Primarily a film star, Newman started out in theater and on television during the 1950s.
In his career, he was nominated for 10 Oscars, winning one regular award and two honorary trophies. He was nominated for four Emmy Awards. He won one Emmy later in life, in 2005 clinching both the Emmy and Golden Globe Award for his supporting actor performance in HBO miniseries Empire Falls. He also received an outstanding miniseries Emmy nomination for Empire Falls, which he executive-produced.

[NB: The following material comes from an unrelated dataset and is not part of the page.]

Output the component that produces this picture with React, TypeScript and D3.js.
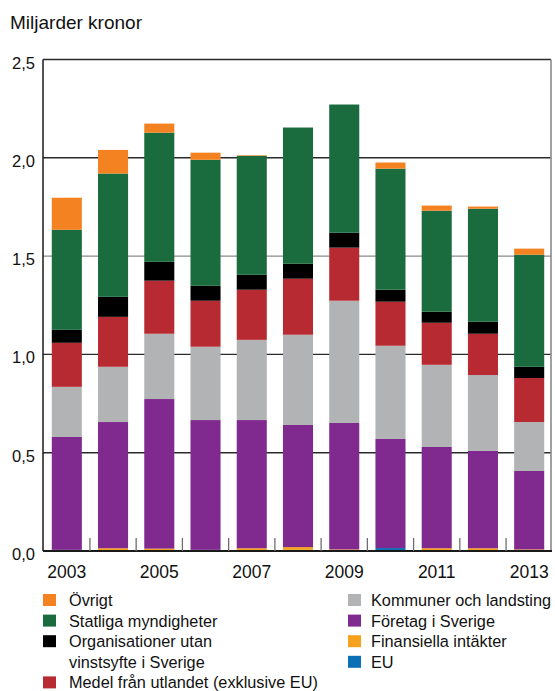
import * as d3 from 'd3';

// Stacking order, bottom to top
const seriesKeys = [
  'EU',
  'Finansiella intäkter',
  'Företag i Sverige',
  'Kommuner och landsting',
  'Medel från utlandet (exklusive EU)',
  'Organisationer utan vinstsyfte i Sverige',
  'Statliga myndigheter',
  'Övrigt',
];

const seriesColors = [
  '#0a6fb5', '#f6a21c', '#80298f', '#b1b3b4',
  '#b82a31', '#000000', '#1a6b3d', '#f48220',
];

const years = ['2003', '2004', '2005', '2006', '2007', '2008', '2009', '2010', '2011', '2012', '2013'];
const yearLabels = ['2003', '2005', '2007', '2009', '2011', '2013'];

// billion SEK per year
const eu = [0.006, 0.004, 0.004, 0.006, 0.004, 0.006, 0.004, 0.015, 0.004, 0.004, 0.004];
const finansiella = [0, 0.01, 0.008, 0, 0.01, 0.014, 0.004, 0, 0.01, 0.01, 0.004];
const foretag = [0.574, 0.642, 0.761, 0.66, 0.652, 0.621, 0.643, 0.555, 0.515, 0.495, 0.399];
const kommuner = [0.255, 0.281, 0.332, 0.373, 0.408, 0.459, 0.622, 0.474, 0.418, 0.386, 0.249];
const utlandet = [0.224, 0.254, 0.27, 0.234, 0.255, 0.285, 0.27, 0.224, 0.214, 0.21, 0.224];
const organisationer = [0.066, 0.102, 0.096, 0.076, 0.076, 0.076, 0.076, 0.061, 0.056, 0.061, 0.057];
const statliga = [0.509, 0.627, 0.657, 0.641, 0.605, 0.693, 0.652, 0.616, 0.514, 0.575, 0.57];
const ovrigt = [0.163, 0.12, 0.046, 0.036, 0.003, 0, 0, 0.031, 0.026, 0.011, 0.031];

const yTicks = [0, 0.5, 1, 1.5, 2, 2.5];

const legendLeft = [
  { key: 'Övrigt', lines: ['Övrigt'] },
  { key: 'Statliga myndigheter', lines: ['Statliga myndigheter'] },
  { key: 'Organisationer utan vinstsyfte i Sverige', lines: ['Organisationer utan', 'vinstsyfte i Sverige'] },
  { key: 'Medel från utlandet (exklusive EU)', lines: ['Medel från utlandet (exklusive EU)'] },
];
const legendRight = [
  { key: 'Kommuner och landsting', lines: ['Kommuner och landsting'] },
  { key: 'Företag i Sverige', lines: ['Företag i Sverige'] },
  { key: 'Finansiella intäkter', lines: ['Finansiella intäkter'] },
  { key: 'EU', lines: ['EU'] },
];

const font = '"Liberation Sans", Arial, Helvetica, sans-serif';

export default function App() {
  const width = 555;
  const height = 691;
  const plot = { left: 43, right: 551, top: 59.5, bottom: 551 };

  const rows = years.map((year, i) => ({
    year,
    'EU': eu[i],
    'Finansiella intäkter': finansiella[i],
    'Företag i Sverige': foretag[i],
    'Kommuner och landsting': kommuner[i],
    'Medel från utlandet (exklusive EU)': utlandet[i],
    'Organisationer utan vinstsyfte i Sverige': organisationer[i],
    'Statliga myndigheter': statliga[i],
    'Övrigt': ovrigt[i],
  }));

  const stacked = d3.stack<any>().keys(seriesKeys)(rows);

  const x = d3.scaleBand<string>()
    .domain(years)
    .range([plot.left, plot.right + 2])
    .paddingInner(0.35)
    .paddingOuter(0.19);

  const y = d3.scaleLinear().domain([0, 2.5]).range([plot.bottom, plot.top]);

  const color = d3.scaleOrdinal<string, string>().domain(seriesKeys).range(seriesColors);

  const gap = x.step() - x.bandwidth();
  const tickXs = years.slice(0, -1).map(yr => (x(yr) as number) + x.bandwidth() + gap / 2);

  const legendRowH = 20.6;
  const legendTop = 606;
  let leftRow = 0;

  return (
    <svg width={width} height={height} style={{ position: 'absolute', left: 0, top: 0, background: '#fff' }}
      fontFamily={font}>
      <text x={10} y={29} fontSize={19} fill="#111">Miljarder kronor</text>

      {/* grid */}
      {yTicks.filter(t => t > 0).map(t => (
        <line key={t} x1={plot.left} x2={plot.right} y1={y(t)} y2={y(t)}
          stroke={t === 1.5 ? '#8a8a8a' : '#2a2a2a'} strokeWidth={1.4} />
      ))}
      <line x1={plot.right} x2={plot.right} y1={plot.top} y2={plot.bottom} stroke="#8a8a8a" strokeWidth={1.6} />

      {/* bars */}
      {stacked.map(layer => (
        <g key={layer.key} fill={color(layer.key)}>
          {layer.map((d, i) => {
            const h = y(d[0]) - y(d[1]);
            if (h <= 0) return null;
            return <rect key={i} x={x(years[i])} y={y(d[1])} width={x.bandwidth()} height={h} />;
          })}
        </g>
      ))}

      {/* axes */}
      <line x1={plot.left} x2={plot.left} y1={plot.top} y2={plot.bottom} stroke="#1a1a1a" strokeWidth={1.5} />
      <line x1={plot.left} x2={plot.right + 1} y1={plot.bottom} y2={plot.bottom} stroke="#1a1a1a" strokeWidth={2} />
      {tickXs.map((tx, i) => (
        <line key={i} x1={tx} x2={tx} y1={plot.bottom - 13} y2={plot.bottom} stroke="#6e6e6e" strokeWidth={1.3} />
      ))}

      {yTicks.map(t => (
        <text key={t} x={35} y={y(t) + 9} fontSize={16.5} textAnchor="end" fill="#111">
          {d3.format('.1f')(t).replace('.', ',')}
        </text>
      ))}
      {yearLabels.map(yr => (
        <text key={yr} x={(x(yr) as number) + x.bandwidth() / 2} y={578} fontSize={17.5}
          textAnchor="middle" fill="#111">{yr}</text>
      ))}

      {/* legend */}
      {legendLeft.map(item => {
        const row = leftRow;
        leftRow += item.lines.length;
        const base = legendTop + row * legendRowH;
        return (
          <g key={item.key}>
            <rect x={43} y={base - 12} width={13} height={12} fill={color(item.key)} />
            {item.lines.map((ln, j) => (
              <text key={j} x={69} y={base + j * legendRowH} fontSize={16.3} fill="#111">{ln}</text>
            ))}
          </g>
        );
      })}
      {legendRight.map((item, i) => {
        const base = legendTop + i * legendRowH;
        return (
          <g key={item.key}>
            <rect x={348} y={base - 12} width={13} height={12} fill={color(item.key)} />
            <text x={371} y={base} fontSize={16.3} fill="#111">{item.lines[0]}</text>
          </g>
        );
      })}
    </svg>
  );
}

Newman was known for a cool, anti-hero persona, leading such films as Cool Hand Luke and The Hustler. He had major roles in more than 50 movies, including Exodus, Butch Cassidy and the Sundance Kid, The Verdict, The Sting and Absence of Malice.
He was also a race-car driver, an activist and a philanthropist. His Newman’s Own company generated more than $250 million in proceeds, which he and his Newman’s Own Foundation have given away to charity, according to the Newman’s Own Web site.
In May 2007, Newman told ABC's Good Morning America he had given up acting, though he intended to remain active in charity projects, according to AP. "I'm not able to work anymore as an actor at the level I would want to," he said. "You start to lose your memory, your confidence, your invention. So that's pretty much a closed book for me."
Newman is survived by his wife, Oscar-winning actress Joanne Woodward; five children; two grandsons; and his older brother, Arthur.